━━━ Source data ━━━
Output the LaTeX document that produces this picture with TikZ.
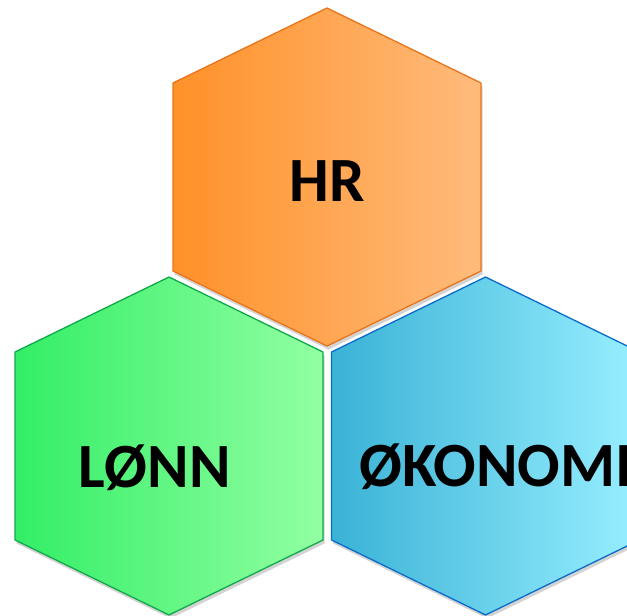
\documentclass[tikz,border=0pt]{standalone}
\usepackage{fontspec}
\setmainfont{Carlito}
\usetikzlibrary{shadows}
\definecolor{hrL}{HTML}{FF9129}
\definecolor{hrR}{HTML}{FFBB7C}
\definecolor{hrE}{HTML}{E8741C}
\definecolor{lonnL}{HTML}{33EE66}
\definecolor{lonnR}{HTML}{92FFA2}
\definecolor{lonnE}{HTML}{10A84A}
\definecolor{okoL}{HTML}{3AB2D6}
\definecolor{okoR}{HTML}{97EFFF}
\definecolor{okoE}{HTML}{0A6CC8}
\newcommand{\hexcell}[2]{(#1,#2) -- ++(154,75) -- ++(0,188) -- ++(-154,75) -- ++(-154,-75) -- ++(0,-188) -- cycle}
\begin{document}
\begin{tikzpicture}[x=1pt,y=-1pt,line join=round,
  cell/.style={draw=#1E,line width=1.3pt,left color=#1L,right color=#1R,
    drop shadow={opacity=.35,shadow xshift=1.5pt,shadow yshift=-3.5pt}},
  word/.style={inner sep=0pt,font=\fontsize{63}{72}\selectfont\bfseries}]
  \useasboundingbox (0,0) rectangle (627,616);
  \clip (0,0) rectangle (627,616);
  \path[cell=lonn] \hexcell{169}{277};
  \path[cell=oko] \hexcell{485.5}{277};
  \path[cell=hr] \hexcell{327}{8};
  \node[word,anchor=base] (hr) at (327.5,201) {HR};
  \node[word,anchor=base west] (lonn) at (78,487) {LØNN};
  \node[word,anchor=base west] (okonomi) at (359,486) {ØKONOMI};
\end{tikzpicture}
\end{document}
━━━
**Directive:** Reproduce the material word for word, minus the images.

**Answer to this exercise:**
Output the LaTeX document that produces this picture with TikZ.
\documentclass[tikz,border=0pt]{standalone}
\usepackage{fontspec}
\setmainfont{Carlito}
\usetikzlibrary{shadows}
\definecolor{hrL}{HTML}{FF9129}
\definecolor{hrR}{HTML}{FFBB7C}
\definecolor{hrE}{HTML}{E8741C}
\definecolor{lonnL}{HTML}{33EE66}
\definecolor{lonnR}{HTML}{92FFA2}
\definecolor{lonnE}{HTML}{10A84A}
\definecolor{okoL}{HTML}{3AB2D6}
\definecolor{okoR}{HTML}{97EFFF}
\definecolor{okoE}{HTML}{0A6CC8}
\newcommand{\hexcell}[2]{(#1,#2) -- ++(154,75) -- ++(0,188) -- ++(-154,75) -- ++(-154,-75) -- ++(0,-188) -- cycle}
\begin{document}
\begin{tikzpicture}[x=1pt,y=-1pt,line join=round,
  cell/.style={draw=#1E,line width=1.3pt,left color=#1L,right color=#1R,
    drop shadow={opacity=.35,shadow xshift=1.5pt,shadow yshift=-3.5pt}},
  word/.style={inner sep=0pt,font=\fontsize{63}{72}\selectfont\bfseries}]
  \useasboundingbox (0,0) rectangle (627,616);
  \clip (0,0) rectangle (627,616);
  \path[cell=lonn] \hexcell{169}{277};
  \path[cell=oko] \hexcell{485.5}{277};
  \path[cell=hr] \hexcell{327}{8};
  \node[word,anchor=base] (hr) at (327.5,201) {HR};
  \node[word,anchor=base west] (lonn) at (78,487) {LØNN};
  \node[word,anchor=base west] (okonomi) at (359,486) {ØKONOMI};
\end{tikzpicture}
\end{document}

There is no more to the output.